Mamma Tonina ha incontrato per la prima volta il pubblico ministero riminese Paolo Gengarelli, titolare della prima inchiesta sulla morte del figlio le cui conclusioni non sono mai state scalfite nonostante le tante nuove indagini sul caso, finora tutte archiviate. Un faccia a faccia, quello avvenuto il 30 agosto, del tutto privato, tra due persone ricche di umanità. Avrebbe dovuto rimanere riservato, ma la presenza di Tonina Belletti in tribunale, accompagnata dall’avvocato Fiorenzo Alessi, non è passato inosservata.
I protagonisti non hanno rilasciato dichiarazioni, ma avrebbero confidato a persone a loro vicine che si è trattato di un incontro amichevole che mette fine a diciassette anni di equivoci e incomprensioni. Il pm Gengarelli, per il rispetto dovuto al dolore di una madre, non ha mai replicato alle accuse, alle insinuazioni e ai sospetti nei confronti degli investigatori avanzate pubblicamente, in modo più o meno aperto, a partire dall’avvio della seconda inchiesta.
Nel nome di Marco, Tonina ha voluto fare questo passo, spiazzando anche quanti finora l’avevano consigliata diversamente: ha cercato l’incontro con il magistrato per guardarlo negli occhi, capire ed esprimere direttamente a lui i dubbi che continuano ad assillarla sulla tragica morte del figlio. Le è apparso in sogno suggerendole di “fare pace con i giudici”.
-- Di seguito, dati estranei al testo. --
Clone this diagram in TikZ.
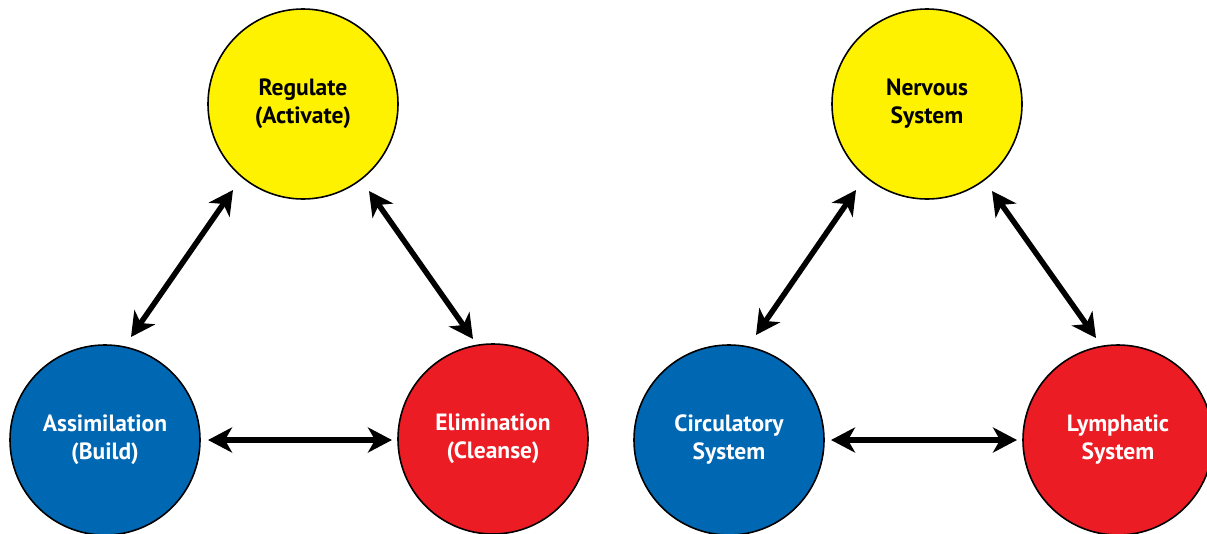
\documentclass[tikz,border=0pt]{standalone}
\usepackage{fontspec}
\setmainfont{PT Sans}
\usetikzlibrary{arrows.meta}
\definecolor{cyel}{HTML}{FFF200}
\definecolor{cblue}{HTML}{0067B2}
\definecolor{cred}{HTML}{EC1C24}
\begin{document}
\begin{tikzpicture}[x=1pt,y=-1pt,
  ball/.style={circle,draw=black,line width=1.6pt,minimum size=190pt,inner sep=0pt,
    font=\fontsize{23.5}{28}\selectfont\bfseries,align=center},
  yball/.style={ball,fill=cyel,text=black},
  bball/.style={ball,fill=cblue,text=white},
  rball/.style={ball,fill=cred,text=white},
  link/.style={line width=5.5pt,{Stealth[length=24pt,width=25pt,inset=7pt]}-{Stealth[length=24pt,width=25pt,inset=7pt]}}]
\useasboundingbox (0,0) rectangle (1207,533);
\clip (0,0) rectangle (1207,533);
\node[yball] (reg) at (303,104) {Regulate\\(Activate)};
\node[bball] (ass) at (105,440) {Assimilation\\(Build)};
\node[rball] (eli) at (493,439) {Elimination\\(Cleanse)};
\node[yball] (ner) at (927,104) {Nervous\\System};
\node[bball] (cir) at (729,440) {Circulatory\\System};
\node[rball] (lym) at (1118,440) {Lymphatic\\System};
\coordinate (a1) at (131,337); \coordinate (a2) at (233,190);
\coordinate (b1) at (369,191); \coordinate (b2) at (473,339);
\coordinate (c1) at (208,440); \coordinate (c2) at (392,440);
\coordinate (d1) at (756,335); \coordinate (d2) at (856,190);
\coordinate (e1) at (992,191); \coordinate (e2) at (1096,338);
\coordinate (f1) at (831,440); \coordinate (f2) at (1017,440);
\draw[link] (a1) -- (a2);
\draw[link] (b1) -- (b2);
\draw[link] (c1) -- (c2);
\draw[link] (d1) -- (d2);
\draw[link] (e1) -- (e2);
\draw[link] (f1) -- (f2);
\end{tikzpicture}
\end{document}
Si può ipotizzare che ognuno sia rimasto della propria idea, ma almeno si è sgombrato il campo dai complottismi o dalla teoria dei pregiudizi da parte della procura di Rimini. La donna è uscita soddisfatta dal colloquio, salvo poi commuoversi al ricordo di Marco, un dolore che non potrà mai rimarginarsi. Le è stato probabilmente spiegato, e forse ha capito dopo i tanti tentativi falliti di ribaltare le conclusioni di quella prima inchiesta, che non c’era alcuna malafede negli investigatori, tanto meno nel magistrato dell’epoca, e che ci si è basati esclusivamente sui fatti. Esiste una verità processuale, ma qualora emergano fatti nuovi, non opinioni o suggestioni, ma fatti nuovi non ancora vagliati, il caso potrà essere ancora riesaminato in futuro.
Inutile sottolineare che nessuna evidenza o smentita, per quanto logica e razionale, potrà mai fare breccia nel dolore di una madre. Fu proprio il sesto senso di Tonina, descritto da lei stessa come «un flash», a farle pensare all’omicidio quando venne raggiunta dalla tragica notizia il 14 febbraio 2004. Era in Grecia, non vedeva il figlio da due settimane dopo un burrascoso addio familiare. «L’hanno ucciso», ripeteva convinta sul traghetto che la riportava in Italia diciassette anni e mezzo fa. Niente potrà mai convincerla mai del contrario, specie adesso che una larga parte dell’opinione pubblica, in tempi di post-verità, si è fatta la stessa idea. «L’hanno ucciso» ripete oggi convinta che tanta determinazione. Crede che sia un dono che le viene dall’alto, dal suo stesso Marco al quale era tanto legata: vuole che combatta ancora per lui. La riconciliazione con il magistrato che aveva tanto attaccato, in realtà inattaccabile, è un passo che chiude un capitolo, ma non mette la parola fine al libro delle battaglie di Mamma Tonina. Lascia il tribunale di Rimini, ma ha davanti un altro viaggio e magari un altro avvocato o un’altra procura da consultare.